RUDY JORDÁN ESPEJO

Dicen que en el mar del norte una melodiosa música emerge de las profundidades del océano. Dicen los pescadores y marineros que gigantescos cetáceos perforan el agua y aletean y hacen tirabuzones en el aire en circenses piruetas. Dicen que por las azuladas bahías de Piura, en Punta Veleros, 6000 ballenas jorobadas retozan cada año en la costa.

UNA AVENTURA EN EL PACÍFICO Pese a que las hembras pueden medir hasta 17 metros y pesar 40 toneladas, toparse una ballena jorobada en medio del Océano Pacífico es “como encontrar una aguja en un pajar”, asegura la especialista en ecoturismo Belén Alcorta. Sin embargo, le devuelve la esperanza al grupo de viajeros de turno cuando asegura que en esta temporada de avistamientos –que comenzó a fines de julio y termina en octubre–, solo un día se quedaron sin verlas.

Apenas terminó la carrera, Belén escapó de la ciudad para ir tras las ballenas y la calmada vida marina en el norte. Pero no fue sola: el biólogo Sebastián Silva Buse –su cómplice y esposo– pensaba igualito que ella, así que se enrumbaron juntos en la aventura y formaron algo así como una pareja ideal.

Hoy ambos dirigen Pacífico Adventures, una bien equipada empresa de ecoturismo que cuenta con tres cómodas embarcaciones, motores ecológicos de cuatro tiempos y binoculares profesionales. Esta firma ofrece seis atractivos tours, entre los cuales destaca la prometedora experiencia de ver ballenas jorobabas, las únicas del mundo que saltan, cantan y se acercan a la costa.

“Pueden aparecer en cualquier momento y en cualquier lugar”, dice la bióloga marina Fiorella Sánchez-Salazar. Azuzados por la advertencia de la guía, los tripulantes que van tras las ballenas abren los ojos como faros y arrojan en el mar la modorra de las seis de la mañana. La lancha se interna a pique hasta siete millas de la costa, mientras los rayos del sol colorean las olas de dorado.
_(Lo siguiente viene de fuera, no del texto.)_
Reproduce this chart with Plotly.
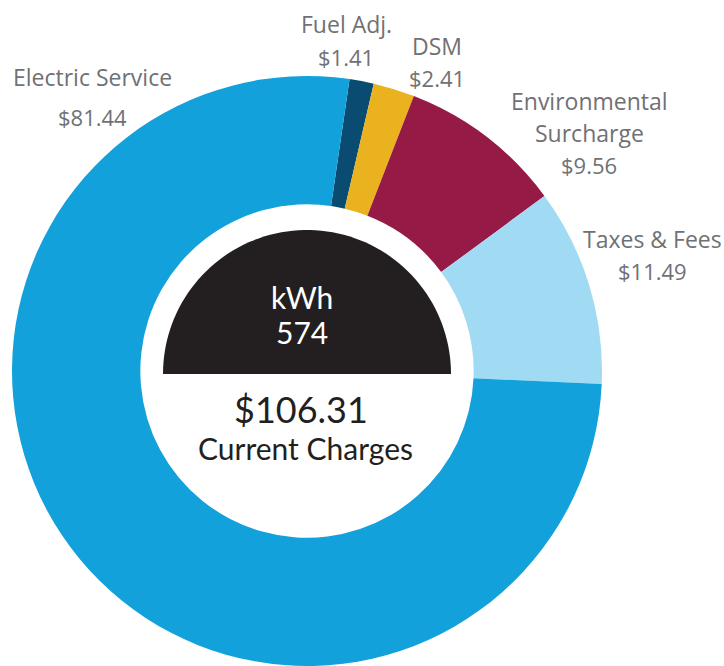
import numpy as np
import plotly.graph_objects as go

W, H = 724, 666

# ---- data ----
categories = ["Fuel Adj.", "DSM", "Environmental<br>Surcharge", "Taxes & Fees", "Electric Service"]
values = [1.41, 2.41, 9.56, 11.49, 81.44]
value_labels = ["$1.41", "$2.41", "$9.56", "$11.49", "$81.44"]
colors = ["#0A4B72", "#EAB21F", "#961A46", "#A0DBF3", "#13A1DB"]
kwh_label = "kWh"
kwh_value = "574"
total_label = "$106.31"
total_caption = "Current Charges"

# geometry (pixels)
cx, cy, R = 307, 372, 296


def px(x):
    return x / W


def py(y):
    return 1 - y / H


fig = go.Figure()
fig.add_trace(go.Pie(
    labels=categories,
    values=values,
    marker=dict(colors=colors, line=dict(width=0)),
    hole=0.565,
    sort=False,
    direction="clockwise",
    rotation=8.3,
    textinfo="none",
    hoverinfo="label+value",
    showlegend=False,
    domain=dict(x=[px(cx - R), px(cx + R)], y=[0, py(cy - R)]),
))

# dark half disc in the hole
rs = 144
scy = 374
th = np.linspace(np.pi, 0, 80)
pts = [(cx + rs * np.cos(t), scy - rs * np.sin(t)) for t in th]
path = "M " + " L ".join(f"{px(x):.5f},{py(y):.5f}" for x, y in pts) + " Z"
fig.add_shape(type="path", path=path, xref="paper", yref="paper",
              fillcolor="#231F20", line=dict(width=0), layer="above")

grey = "#707174"
lab_font = "Open Sans, sans-serif"
label_pos = {
    "Electric Service": (92, 77, 23),
    "$81.44": (92, 117, 22),
    "Fuel Adj.": (346, 24, 23),
    "$1.41": (346, 57, 22),
    "DSM": (437, 46, 23),
    "$2.41": (437, 78, 22),
    "Environmental": (589, 101, 23),
    "Surcharge": (589, 133, 23),
    "$9.56": (589, 165, 22),
    "Taxes & Fees": (652, 239, 23),
    "$11.49": (652, 271, 22),
}
texts = ["Electric Service", value_labels[4], "Fuel Adj.", value_labels[0], "DSM", value_labels[1],
         "Environmental", "Surcharge", value_labels[2], "Taxes & Fees", value_labels[3]]
for t in texts:
    x, y, s = label_pos[t]
    fig.add_annotation(x=px(x), y=py(y), xref="paper", yref="paper", text=t, showarrow=False,
                       xanchor="center", yanchor="middle",
                       font=dict(family=lab_font, size=s, color=grey))

cfont = "Lato, sans-serif"
center = [
    (kwh_label, 302, 297, 30, "white"),
    (kwh_value, 302, 332, 30, "white"),
    (total_label, 301, 409, 36, "#231F20"),
    (total_caption, 305, 448, 30, "#231F20"),
]
for t, x, y, s, c in center:
    fig.add_annotation(x=px(x), y=py(y), xref="paper", yref="paper", text=t, showarrow=False,
                       xanchor="center", yanchor="middle",
                       font=dict(family=cfont, size=s, color=c))

fig.update_layout(width=W, height=H, margin=dict(l=0, r=0, t=0, b=0),
                  paper_bgcolor="white", plot_bgcolor="white")
fig.write_html("out.html", config={"displayModeBar": False},
               post_script="document.body.style.margin='0';document.body.style.overflow='hidden';")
CANTO DE BALLENAS Luego de sortear algunos botes y dejar atrás una abandonada plataforma petrolera ahora habitada por especies de mar (lobos marinos, el piquero de patas azules y pelícanos) que utilizan la estructura metálica como un posadero artificial, el rabioso motor se apaga y la lancha se estaciona en medio del mar.

Así dispuestos, como un punto blanco en un desierto azul, el silencio oceánico solo es roto por el seco y bamboleante golpe de las olas contra la cubierta; o el errado avistamiento de algún bromista miope –“¡Allí están, allí están!”– que es merecidamente abucheado por el resto de navegantes.

“Mejor miren la línea entre el mar y el horizonte, así no se marean y tienen más chances de verlas”, nos aconseja Fiorella. Con el tip y otros interesantes datos sobre las ballenas jorobadas –que vienen al mar de Piura en búsqueda de calor para sus ballenatos (ballenas bebés), a las que les dicen jorobadas por la curvada forma de su aleta dorsal, y cuya parte ventral debajo de la cola es irrepetible como una huella digital– la expectativa de escuchar un “splash”, un aletazo o ver un chorro de agua disparándose al aire, se mantenía intacta.

No obstante, los minutos se alargaban con el silencio y la ilusión de ver a la portentosa Megaptera novaeanglia empezaba a evaporarse. Para impedirlo, Belén toma un hidrófono capaz de captar los sonidos marinos a miles de kilómetros y lo sumerge en las aguas que, ahora calmadas, parecen guardar un secreto bajo su frágil cristal.

Finalmente, el mar rompe su misterio y “Uuuuuuuuuuuuuuuuuuuuuuuu” ¡Son ballenas!, exclama (segurísima) Fiorella.

DE ESPÍAS A ESPIADOS Ver saltar, contornearse y caer una ballena jorobada sobre el agua es como que frente a nosotros se desplome un edificio y rompa el mar en pedacitos blancos. Y no fue una, menos dos, ¡fueron tres ballenas! que viajaban en conjunto –como suelen hacer las de su especie– y nos deleitan con un alucinante espectáculo de piruetas y sonidos.

“¡El mar peruano es lo máximo!”, grita Belén como una niña que ha recibido por primera vez un regalo en Navidad. Mientras regresamos a la orilla, empapados y felices, una madre ballena y su imponente ballenato retozan en la orilla. Sin perder de vista a su cría, la madre nos espía y nos lanza una mirada tranquila. Ahora es la ballena quien nos está mirando.